§ PROBLEM TO WORK ON
Output the lines below exactly, please, from the first line until the line with "const points = inputVoltage.map((x, i)", counting both.

§ SUPPLIED INFORMATION
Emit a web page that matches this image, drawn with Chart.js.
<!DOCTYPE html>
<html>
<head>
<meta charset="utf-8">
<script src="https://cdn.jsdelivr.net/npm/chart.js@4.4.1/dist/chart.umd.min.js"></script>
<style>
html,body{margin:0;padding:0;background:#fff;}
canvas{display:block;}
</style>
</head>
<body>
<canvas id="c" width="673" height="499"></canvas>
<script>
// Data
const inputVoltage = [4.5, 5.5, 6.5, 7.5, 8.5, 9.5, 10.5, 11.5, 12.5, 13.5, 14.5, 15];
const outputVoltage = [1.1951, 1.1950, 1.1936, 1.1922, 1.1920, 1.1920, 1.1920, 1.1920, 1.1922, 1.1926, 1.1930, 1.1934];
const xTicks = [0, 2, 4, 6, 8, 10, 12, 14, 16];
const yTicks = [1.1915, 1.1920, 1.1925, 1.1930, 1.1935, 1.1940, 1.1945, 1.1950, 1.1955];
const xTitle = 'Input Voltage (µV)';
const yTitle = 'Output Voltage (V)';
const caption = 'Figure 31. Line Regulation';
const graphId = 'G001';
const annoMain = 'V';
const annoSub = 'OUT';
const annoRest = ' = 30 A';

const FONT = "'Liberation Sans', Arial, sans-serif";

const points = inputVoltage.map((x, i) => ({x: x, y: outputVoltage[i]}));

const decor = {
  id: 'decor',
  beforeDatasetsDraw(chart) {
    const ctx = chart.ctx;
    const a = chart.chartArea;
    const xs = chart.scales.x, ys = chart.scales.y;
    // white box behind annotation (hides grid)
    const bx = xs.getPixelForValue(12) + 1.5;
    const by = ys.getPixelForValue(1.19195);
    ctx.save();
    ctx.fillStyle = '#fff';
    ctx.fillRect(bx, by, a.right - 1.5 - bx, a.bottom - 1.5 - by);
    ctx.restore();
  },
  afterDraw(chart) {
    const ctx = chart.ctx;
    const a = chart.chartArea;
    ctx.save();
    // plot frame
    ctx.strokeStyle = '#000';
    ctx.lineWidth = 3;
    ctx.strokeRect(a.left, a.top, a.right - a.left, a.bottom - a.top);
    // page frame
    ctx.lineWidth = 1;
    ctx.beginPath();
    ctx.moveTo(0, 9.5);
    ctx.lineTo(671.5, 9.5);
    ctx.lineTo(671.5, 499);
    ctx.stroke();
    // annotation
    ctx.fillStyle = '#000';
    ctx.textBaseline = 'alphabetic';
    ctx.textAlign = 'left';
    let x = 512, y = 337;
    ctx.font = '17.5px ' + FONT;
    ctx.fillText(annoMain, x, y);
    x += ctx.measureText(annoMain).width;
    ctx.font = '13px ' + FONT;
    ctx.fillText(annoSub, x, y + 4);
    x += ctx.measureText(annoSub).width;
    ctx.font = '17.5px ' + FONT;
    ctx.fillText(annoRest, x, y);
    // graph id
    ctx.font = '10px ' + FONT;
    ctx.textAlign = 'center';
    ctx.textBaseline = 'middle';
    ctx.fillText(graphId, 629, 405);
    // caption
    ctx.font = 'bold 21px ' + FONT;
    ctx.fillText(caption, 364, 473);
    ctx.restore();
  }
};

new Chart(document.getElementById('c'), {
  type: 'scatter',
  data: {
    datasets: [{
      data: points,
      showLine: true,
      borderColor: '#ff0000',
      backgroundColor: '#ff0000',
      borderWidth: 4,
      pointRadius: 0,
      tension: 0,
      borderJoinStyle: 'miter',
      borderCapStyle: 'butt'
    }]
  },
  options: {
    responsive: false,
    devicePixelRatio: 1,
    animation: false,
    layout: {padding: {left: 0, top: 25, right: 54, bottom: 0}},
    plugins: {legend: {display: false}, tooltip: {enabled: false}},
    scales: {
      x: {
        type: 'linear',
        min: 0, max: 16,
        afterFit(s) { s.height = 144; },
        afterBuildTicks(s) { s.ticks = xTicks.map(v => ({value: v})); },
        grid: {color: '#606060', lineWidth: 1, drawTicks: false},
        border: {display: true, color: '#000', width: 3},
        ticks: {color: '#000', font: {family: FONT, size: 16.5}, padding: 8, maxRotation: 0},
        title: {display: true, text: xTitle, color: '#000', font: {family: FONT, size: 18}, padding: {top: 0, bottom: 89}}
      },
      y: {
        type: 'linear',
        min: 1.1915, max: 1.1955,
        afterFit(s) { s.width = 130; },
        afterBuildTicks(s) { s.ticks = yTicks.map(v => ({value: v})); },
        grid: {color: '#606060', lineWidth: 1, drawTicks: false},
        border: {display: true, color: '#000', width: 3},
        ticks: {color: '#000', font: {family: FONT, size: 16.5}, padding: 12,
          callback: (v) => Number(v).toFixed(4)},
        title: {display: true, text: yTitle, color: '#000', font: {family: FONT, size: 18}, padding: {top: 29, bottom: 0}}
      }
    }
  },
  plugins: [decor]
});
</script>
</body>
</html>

§ OUTPUT FOR THIS TASK
Emit a web page that matches this image, drawn with Chart.js.
<!DOCTYPE html>
<html>
<head>
<meta charset="utf-8">
<script src="https://cdn.jsdelivr.net/npm/chart.js@4.4.1/dist/chart.umd.min.js"></script>
<style>
html,body{margin:0;padding:0;background:#fff;}
canvas{display:block;}
</style>
</head>
<body>
<canvas id="c" width="673" height="499"></canvas>
<script>
// Data
const inputVoltage = [4.5, 5.5, 6.5, 7.5, 8.5, 9.5, 10.5, 11.5, 12.5, 13.5, 14.5, 15];
const outputVoltage = [1.1951, 1.1950, 1.1936, 1.1922, 1.1920, 1.1920, 1.1920, 1.1920, 1.1922, 1.1926, 1.1930, 1.1934];
const xTicks = [0, 2, 4, 6, 8, 10, 12, 14, 16];
const yTicks = [1.1915, 1.1920, 1.1925, 1.1930, 1.1935, 1.1940, 1.1945, 1.1950, 1.1955];
const xTitle = 'Input Voltage (µV)';
const yTitle = 'Output Voltage (V)';
const caption = 'Figure 31. Line Regulation';
const graphId = 'G001';
const annoMain = 'V';
const annoSub = 'OUT';
const annoRest = ' = 30 A';

const FONT = "'Liberation Sans', Arial, sans-serif";

const points = inputVoltage.map((x, i) => ({x: x, y: outputVoltage[i]}));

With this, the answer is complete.